* BEGIN Records provided *
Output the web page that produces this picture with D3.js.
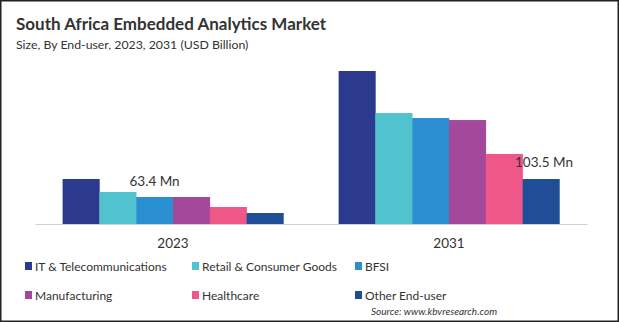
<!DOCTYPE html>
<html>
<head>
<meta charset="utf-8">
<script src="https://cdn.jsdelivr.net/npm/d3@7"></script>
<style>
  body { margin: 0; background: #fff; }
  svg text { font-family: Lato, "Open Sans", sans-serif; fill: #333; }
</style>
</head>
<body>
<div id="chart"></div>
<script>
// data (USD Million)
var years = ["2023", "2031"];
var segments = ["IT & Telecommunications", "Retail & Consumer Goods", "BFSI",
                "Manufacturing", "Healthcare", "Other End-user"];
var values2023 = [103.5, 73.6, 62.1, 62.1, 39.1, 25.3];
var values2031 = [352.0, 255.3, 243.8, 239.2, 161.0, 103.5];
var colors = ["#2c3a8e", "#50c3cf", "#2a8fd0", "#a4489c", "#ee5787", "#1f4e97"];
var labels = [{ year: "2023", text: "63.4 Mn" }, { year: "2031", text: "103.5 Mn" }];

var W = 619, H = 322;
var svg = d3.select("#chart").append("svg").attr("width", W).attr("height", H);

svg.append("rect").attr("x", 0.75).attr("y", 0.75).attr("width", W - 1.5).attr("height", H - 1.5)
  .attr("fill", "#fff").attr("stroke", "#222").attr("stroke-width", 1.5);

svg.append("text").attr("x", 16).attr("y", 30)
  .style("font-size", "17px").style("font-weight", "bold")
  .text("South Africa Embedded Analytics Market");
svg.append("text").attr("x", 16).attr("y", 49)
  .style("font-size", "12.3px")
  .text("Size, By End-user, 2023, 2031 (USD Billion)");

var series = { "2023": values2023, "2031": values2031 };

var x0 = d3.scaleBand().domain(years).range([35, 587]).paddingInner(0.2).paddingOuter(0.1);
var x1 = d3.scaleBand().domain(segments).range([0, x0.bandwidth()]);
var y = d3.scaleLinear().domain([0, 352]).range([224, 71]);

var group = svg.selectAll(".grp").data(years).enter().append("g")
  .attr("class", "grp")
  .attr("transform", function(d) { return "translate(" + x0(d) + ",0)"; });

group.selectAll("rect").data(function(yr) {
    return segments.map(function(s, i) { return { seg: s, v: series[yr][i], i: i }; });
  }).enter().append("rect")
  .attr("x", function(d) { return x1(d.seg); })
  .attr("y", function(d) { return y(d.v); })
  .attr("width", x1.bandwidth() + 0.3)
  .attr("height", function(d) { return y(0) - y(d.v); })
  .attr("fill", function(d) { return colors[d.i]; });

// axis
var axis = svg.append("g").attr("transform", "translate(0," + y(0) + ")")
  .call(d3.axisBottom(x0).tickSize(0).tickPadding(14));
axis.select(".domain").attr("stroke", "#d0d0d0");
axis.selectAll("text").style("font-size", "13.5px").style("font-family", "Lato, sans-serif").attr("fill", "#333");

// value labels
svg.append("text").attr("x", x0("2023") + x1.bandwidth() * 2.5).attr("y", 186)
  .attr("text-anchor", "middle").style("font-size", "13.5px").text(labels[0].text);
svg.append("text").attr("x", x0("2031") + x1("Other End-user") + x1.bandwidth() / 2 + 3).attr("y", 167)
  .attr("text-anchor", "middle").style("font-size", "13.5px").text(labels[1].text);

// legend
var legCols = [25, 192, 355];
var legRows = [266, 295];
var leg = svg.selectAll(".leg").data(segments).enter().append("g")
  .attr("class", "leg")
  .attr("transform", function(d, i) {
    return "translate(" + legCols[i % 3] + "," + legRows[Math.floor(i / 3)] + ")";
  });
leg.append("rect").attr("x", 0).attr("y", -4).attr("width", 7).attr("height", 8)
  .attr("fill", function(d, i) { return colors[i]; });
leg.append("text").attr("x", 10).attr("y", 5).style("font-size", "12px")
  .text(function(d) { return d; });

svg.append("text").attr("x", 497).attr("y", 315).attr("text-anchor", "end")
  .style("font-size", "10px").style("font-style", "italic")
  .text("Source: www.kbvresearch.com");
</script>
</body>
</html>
* END Records provided *
* BEGIN Records provided *
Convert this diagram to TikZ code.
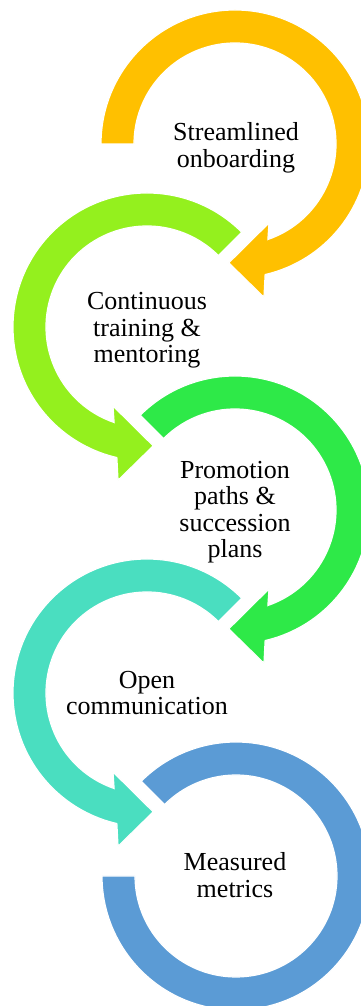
* END Records provided *
Given instruction> Lines containing the word "this" are to be counted in the listing; state their number alone.

Written answer> 2